Sunday, September 29, 2013

Halls and Walls

  I've been going through life blindly.  What makes a man blind?  It is when he can't see the difference between a hall or a wall.  Not being able to see does not mean that one cannot tell the difference between the two.  In the movie, 'Red Dragon', there is a scene in which a blind woman is brought into an unfamiliar house.  She counts the steps from the front door to a clock in the hallway and then from the clock to the living room.  She now is familiar with a destination in the house, as well as steps of a path to reach it.
  I have no well-defined goals in my life.  Everything looks the same to me so I never know if I'm going to be walking into a wall.  I would have to get to know myself well enough to come up with a destiny that would please me.  Then I would have to know my surroundings well enough to come up with the steps of a path to walk to get there.  It is up to me to distinguish halls from walls.  We leave the spirit realm and come into physical bodies in order to experience the duality of life.  Everything exists along a spectrum between, for instance, hot and cold, tall or short, dry or wet, etc.  In finding out where everything lies within these spectra, we can choose our personal preferences.
  I might choose that I enjoy foods that are only this spicy and no more because then I can't appreciate the flavor any longer.  I might choose that I enjoy it when it's hot out and hate it when it's cold.  I've been going through my life not defining my own tastes so I don't give myself things that make me happy.  I don't even know very well what would make me happy so I can't work toward happiness.  I might wish for happiness, but that is an exercise in futility since I don't know what that would look like.  If happiness to me was purple stuffed orangutan toys, then I could actively seek the very things that would give me joy.  That does not happen to be the case, but is just an illustration.
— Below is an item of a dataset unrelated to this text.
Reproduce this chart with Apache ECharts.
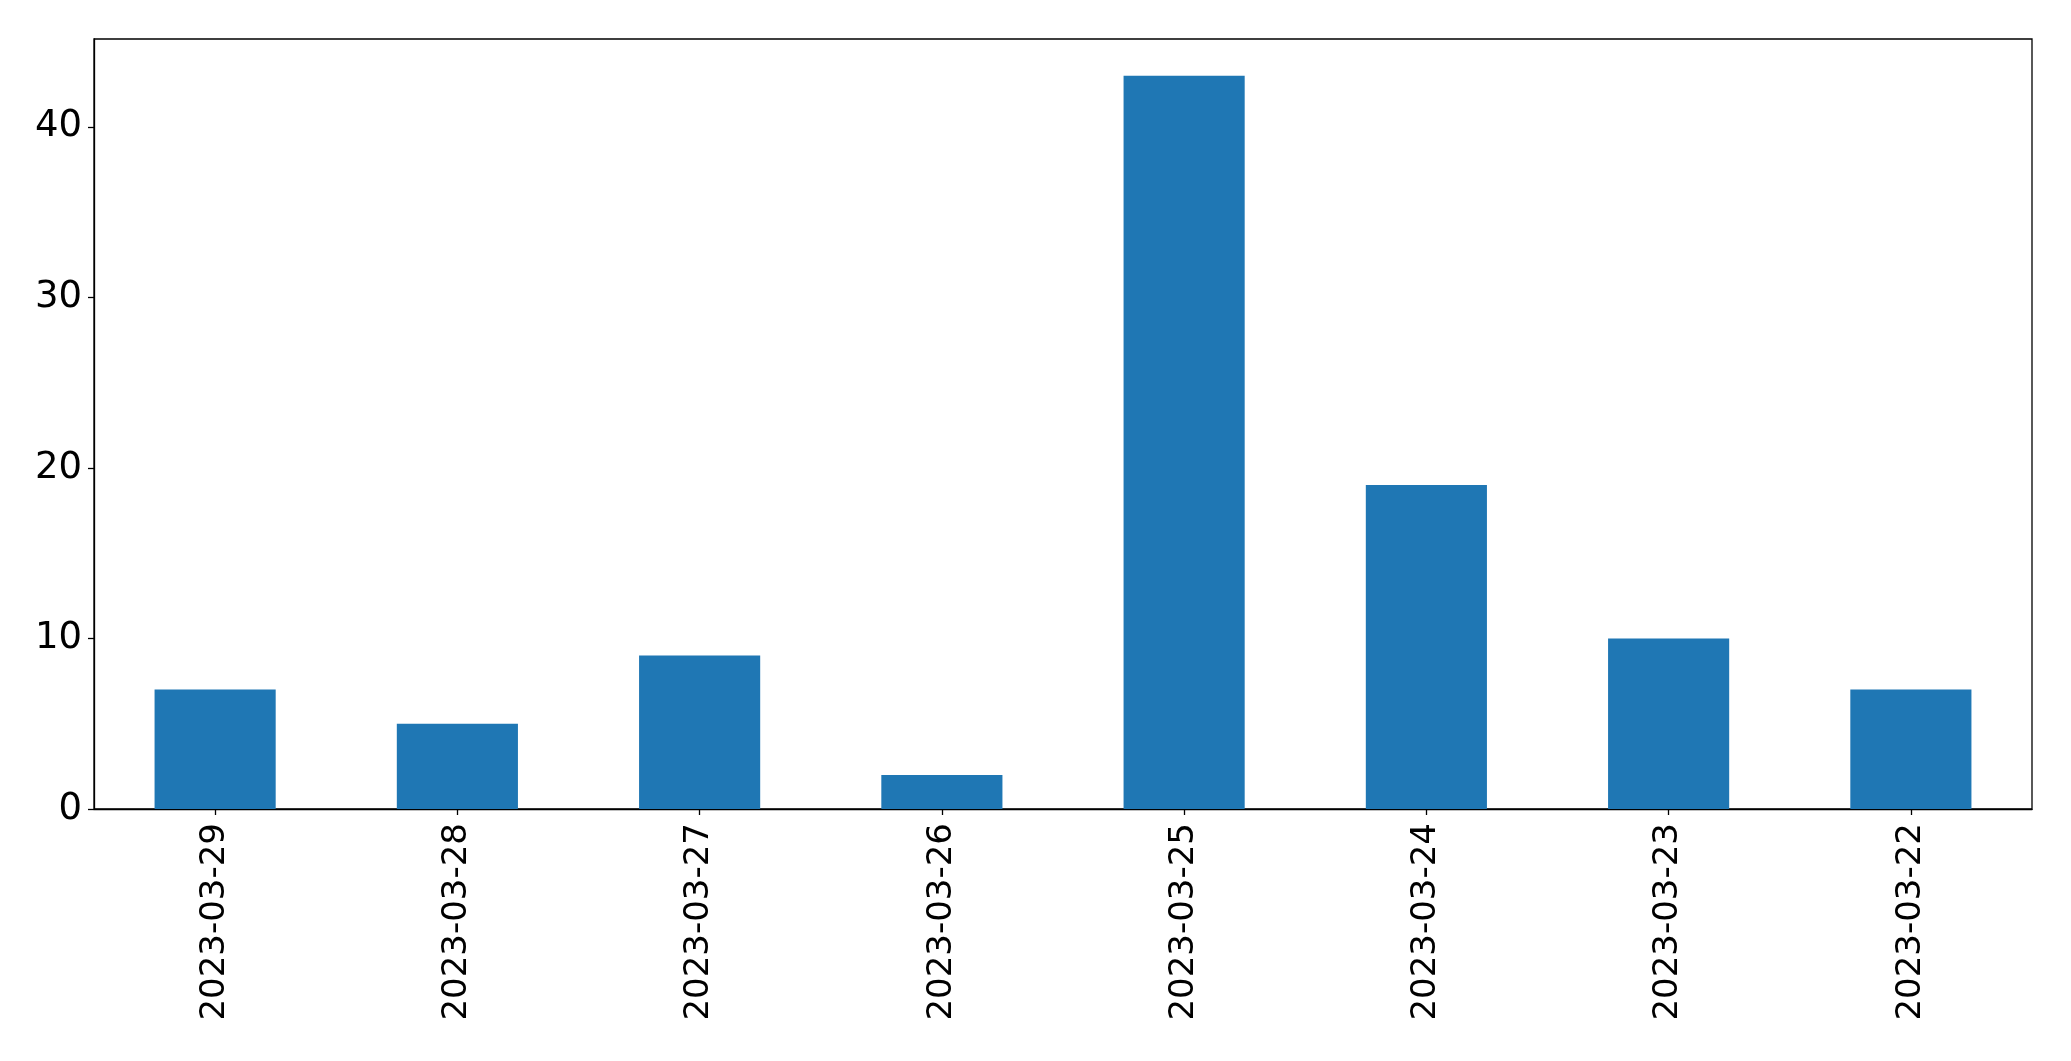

  In order to be the author of my life, I need to know where I stand.  In order to be a steward to foster joy in other people's lives, I would need to know where they stand.  I would need to create a vision of what it means to me to be spiritually healthy so that I can know when I've veered off that path.  I would need to know what it means to be happy so that I can know when I've wandered into joyless territory.  All of that is up to me.
  An author knows the setting, the characters and the ending.  He knows them, not because he has been told what they are, but because he has created what they are.  So far in my life, I only know what I've been told.  I've not created paths or destinations for myself.  I might have a passing familiarity with other people's halls and walls, but that will only lead me where they are going.  That will not bring me to the places of joy in my heart.  If I choose to bring joy to others, I would need to clearly see the map of their heart.  Only then can I avoid the places of pain and only bring the joy.  The most important first step is to do this for myself.